Un horrible mur de clôture et un chantier hideux de ce qui ressemble à des boutiques ou des kiosques vous bouchent la vue sur ce magnifique patrimoine colonial qui fait la beauté de notre capitale.
Nous sommes choqués par ceux qui ont pris sur eux de commettre un tel crime. Oui, il s’agit bien d’un crime quand un pareil patrimoine est soumis à ce sort, tout près de deux infrastructures que l’on considère, à tort ou à raison, comme des bijoux: le Grand Théâtre et le Musée des Civilisations noires.

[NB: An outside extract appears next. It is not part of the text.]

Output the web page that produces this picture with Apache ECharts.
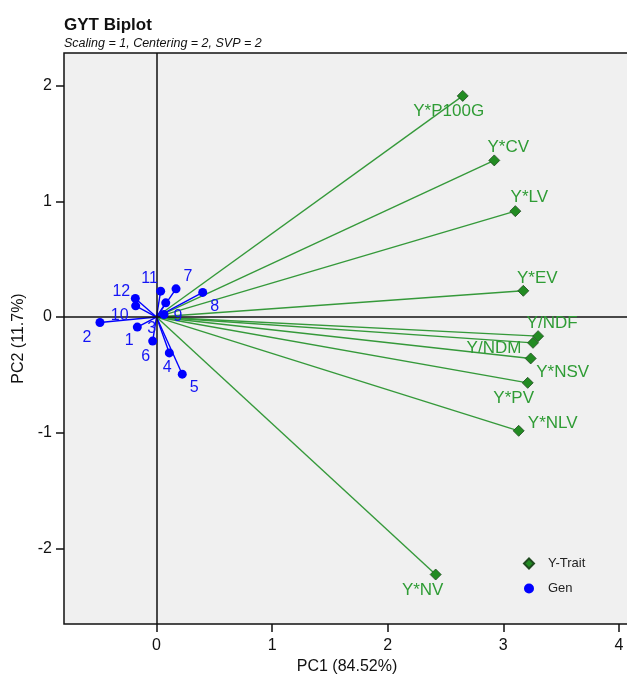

Nous savions que le Président Abdoulaye Wade avait décidé souverainement de faire de la gare de Dakar le Musée d’art contemporain du Sénégal. L’idée était alléchante. Les autorités ferroviaires, semble t-il, s’y étaient opposées, mais en vain. La décision du prince était prise et irrévocable au nom du bien d’État. Il quitta le pouvoir sans avoir réalisé son projet, mais il avait pesé de son poids et de son autorité.
Nous ne savons pas ce qui s’est passé après son départ.
Nous ne connaissons pas les tenants et les aboutissants de ce dossier de la gare de Dakar et à qui appartient la gare de Dakar, en réalité. Par contre, nous savons que la volonté de l’État peut prévaloir pour conserver tel quel ce patrimoine magnifique.
Nous faisons appel à qui de droit, à celui à qui on pense sans hésiter dans de tels cas d’urgence : Monsieur le président de la République. Comme il l’a fait en confiant le dossier de la corniche à son intransigeant Premier ministre, il doit, avec respect, sans tarder, demander à ce dernier de faire arrêter les travaux, de détruire le hideux mur qui masque la gare et tout le reste.
Ce chantier de la gare de Dakar doit s’arrêter dans les heures et les jours qui suivent. Une enquête doit être diligentée. Un dialogue doit être engagé avec ceux qui, légalement sans doute, se sont permis de commettre un tel gâchis, un tel crime.
Aucun Sénégalais patriote ne peut accepter ce qui se fait à la gare de Dakar. Elle a disparue. On ne la voit plus. Nous avons frôlé la crise cardiaque devant le spectacle, en pleine nuit, avec des travaux qui s’accélèrent. Allez donc voir le drame et le constater par vous même.
Nous avons déjà perdu dans ce pays un patrimoine considérable, du fait de puissances d’argent qui ont acheté jusqu’à des bâtiments dans des zones classées. Nous avons perdu le quartier du marché de Kermel en laissant y ériger le plus misérable et le plus insoutenable des hôtels. Ce quartier ne méritait pas un tel monstre qui a fait disparaître la beauté du marché Kermel. D’ailleurs, on ne le voit même plus le marché Kermel. Il est mort.
Le Sénégal, terre de culture et d’art, ne mérite pas un tel désastre. Nous en appelons à tous les Sénégalais d’ici et de la diaspora, le Président Macky Sall le premier, pour combattre et dénoncer avec nous ce que l’on est entrain de faire du patrimoine de la gare de Dakar. Nous en appelons à tous les médias d’ici et d’ailleurs pour soutenir notre combat. Nous en appelons à tous les amis et à tous les amoureux du Sénégal. Il faut sauver la beauté. Une œuvre d’art vaut tous les combats.
On ne peut pas imaginer le Palais présidentiel être subitement entouré un matin d’un mur qui nous empêche de voir son bâtiment, ses jardins.
Que l’on nous pardonne notre colère. Mais on ne peut pas laisser faire de tel drame dans notre pays. Cela relève de notre foi et du respect et de l’amour que nous avons pour notre pays.